A first-person narration about a teenage mother’s life with her disabled son does indeed sound quite gloomy, but Gelasimov infuses both his heroine and his story with a subtle sense of hope.
“Zhanna” is written in a stripped-down style that doesn’t overload the reader’s senses with superfluous emotion, imagery, or pop culture references: Gelasimov includes just enough of these details to unify the narrative. Zhanna tells her story as an actual teenage girl might, jumping between doctor appointments, her mother’s dreams of France, childhood memories, and her son’s difficulties. Her life and troubles feel quite real and, though I don’t often like a flat-sounding narrative voice, this one fits the character.

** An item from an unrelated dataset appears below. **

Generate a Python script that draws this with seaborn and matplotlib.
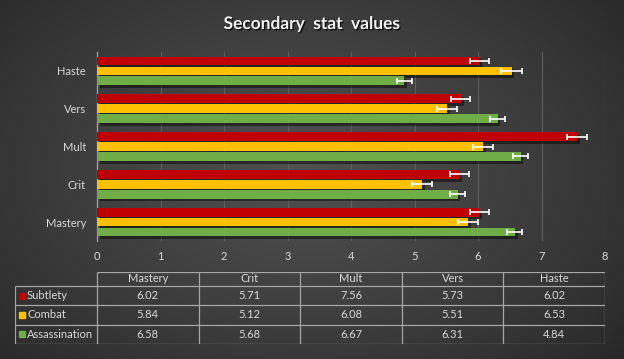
import numpy as np
import pandas as pd
import matplotlib
matplotlib.use("Agg")
import matplotlib.pyplot as plt
import matplotlib.patheffects as pe
import seaborn as sns

categories = ["Mastery", "Crit", "Mult", "Vers", "Haste"]
series = ["Subtlety", "Combat", "Assassination"]
subtlety = [6.02, 5.71, 7.56, 5.73, 6.02]
combat = [5.84, 5.12, 6.08, 5.51, 6.53]
assassination = [6.58, 5.68, 6.67, 6.31, 4.84]
subtlety_err = [0.15, 0.15, 0.16, 0.15, 0.15]
combat_err = [0.16, 0.16, 0.16, 0.16, 0.16]
assassination_err = [0.12, 0.12, 0.12, 0.12, 0.12]
colors = ["#C00000", "#FFC000", "#70AD47"]

values = [subtlety, combat, assassination]
errors = [subtlety_err, combat_err, assassination_err]

df = pd.DataFrame({
    "stat": categories * 3,
    "spec": np.repeat(series, len(categories)),
    "value": subtlety + combat + assassination,
})

sns.set_theme(style="dark")
plt.rcParams["font.family"] = ["Lato", "DejaVu Sans"]
text_col = "#d9d9d9"
line_col = "#a6a6a6"

fig = plt.figure(figsize=(6.24, 3.59), dpi=100)

# radial gradient background
bg = fig.add_axes([0, 0, 1, 1], zorder=-10)
yy, xx = np.mgrid[0:359, 0:624]
r = np.sqrt(((xx - 300) / 430.0) ** 2 + ((yy - 170) / 290.0) ** 2)
v = np.clip(1 - r, 0, 1) ** 0.8
shade = (0x26 + (0x50 - 0x26) * v) / 255.0
bg.imshow(np.dstack([shade, shade, shade]), aspect="auto", extent=[0, 1, 0, 1])
bg.axis("off")

ax = fig.add_axes([97 / 624, 1 - 241 / 359, 508 / 624, 189 / 359])
ax.patch.set_alpha(0)
order = categories[::-1]
sns.barplot(data=df, y="stat", x="value", hue="spec", order=order, hue_order=series,
            palette=colors, orient="h", width=0.79, gap=0.12, errorbar=None,
            saturation=1, legend=False, ax=ax, zorder=3, linewidth=0, edgecolor="none")

bar_groups = list(ax.containers)
for i, cont in enumerate(bar_groups):
    for bar in cont:
        bar.set_path_effects([pe.SimplePatchShadow(offset=(2, -2), shadow_rgbFace="black", alpha=0.45),
                              pe.Normal()])
        cy = bar.get_y() + bar.get_height() / 2
        cat = order[int(round(cy))]
        err = errors[i][categories.index(cat)]
        ax.errorbar(bar.get_width(), cy, xerr=err, fmt="none", ecolor="white",
                    elinewidth=1.2, capsize=2.5, capthick=1.2, zorder=5)

ax.set_xlim(0, 8)
ax.set_ylim(4.5, -0.5)
ax.set_xticks(range(0, 9))
ax.xaxis.grid(True, color="#606060", lw=0.8)
ax.yaxis.grid(False)
for s in ["top", "right", "bottom"]:
    ax.spines[s].set_visible(False)
ax.spines["left"].set_color(line_col)
ax.spines["left"].set_linewidth(0.9)
ax.set_yticks(np.arange(-0.5, 5, 1), minor=True)
ax.tick_params(axis="x", length=0, labelcolor=text_col, labelsize=8, pad=7)
ax.tick_params(axis="y", which="major", length=0, labelcolor=text_col, labelsize=8, pad=8)
ax.tick_params(axis="y", which="minor", length=3, color=line_col, width=0.9, direction="out")
ax.set_xlabel("")
ax.set_ylabel("")

fig.text(0.5, 1 - 29 / 359, "Secondary  stat  values", ha="center", va="baseline",
         fontsize=12.5, fontweight="bold", color="#f2f2f2",
         path_effects=[pe.withSimplePatchShadow(offset=(1, -1), shadow_rgbFace="black", alpha=0.7)])

# data table
tax = fig.add_axes([15 / 624, 1 - 344 / 359, 590 / 624, 72 / 359])
tax.set_xlim(15, 605)
tax.set_ylim(344, 272)
tax.axis("off")
col_x = [97 + k * (605 - 97) / 5 for k in range(6)]
row_y = [272, 286, 305.3, 324.7, 344]
lw = 0.9
tax.hlines(row_y[0], col_x[0], col_x[-1], color=line_col, lw=lw)
tax.hlines(row_y[1:], 15, col_x[-1], color=line_col, lw=lw)
tax.vlines([15], row_y[1], row_y[-1], color=line_col, lw=lw)
tax.vlines(col_x, row_y[0], row_y[-1], color=line_col, lw=lw)
fs = 8
for j, cat in enumerate(categories):
    cx = (col_x[j] + col_x[j + 1]) / 2
    tax.text(cx, (row_y[0] + row_y[1]) / 2, cat, ha="center", va="center", fontsize=fs, color=text_col)
    for i in range(len(series)):
        tax.text(cx, (row_y[i + 1] + row_y[i + 2]) / 2, f"{values[i][j]:.2f}", ha="center",
                 va="center", fontsize=fs, color=text_col)
for i, name in enumerate(series):
    cy = (row_y[i + 1] + row_y[i + 2]) / 2
    tax.plot(21.5, cy, marker="s", markersize=4.5, color=colors[i], clip_on=False)
    tax.text(27, cy, name, ha="left", va="center", fontsize=fs, color=text_col)

fig.savefig("out.png", dpi=100)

This English translation by Alexei Bayer captures the mood and simplicity of the Russian original quite nicely. Though I find the choice of “Joan” instead of “Zhanna” for the narrator’s name somewhat curious, I suspect “Joan” makes the story feel more universal to non-Russian readers. Incidentally, the story mentions a song about a stewardess: it is “Стюардесса по имени Жанна” (“A Stewardess Named Zhanna”), Vladimir Presniakov’s irritatingly catchy perestroika-era pop hit. (Bonus link! Presniakov singing the song on YouTube.)
I wish I could list other works by Gelasimov that have been translated into English, but I don’t know of any. I enjoyed Gelasimov’s novel Год обмана (The Year of the Lie) very much, particularly a section of diary entries that were published separately as “Нежный возраст” (“The Sensitive Age”). The novel blends genres – coming of age, action – with humor and observations about life and lies, creating a satisfying and touching picture of one contemporary Russian family’s quirky life. On Proza.ru, Gelasimov recommends The Year of the Lie as a fun text and “Zhanna” for its sincerity. I concur.A Related Reading. Thematically, “Zhanna” reminded me a bit of a novella by Liudmila Petrushevskaia, Время ночь (The Time: Night), a first-person narrative about three generations of dysfunctional family problems. Both stories have also been read in theaters as solo shows. Although I recommend The Time: Night as a look at societal breakdown in the late Soviet period, it takes a hysterical tone and feels claustrophobic, contrasting with Zhanna’s even tone and emptying apartment. Both narrators feel authentic, but I’d much rather spend a day with Zhanna’s quiet struggle than Anna’s shouting.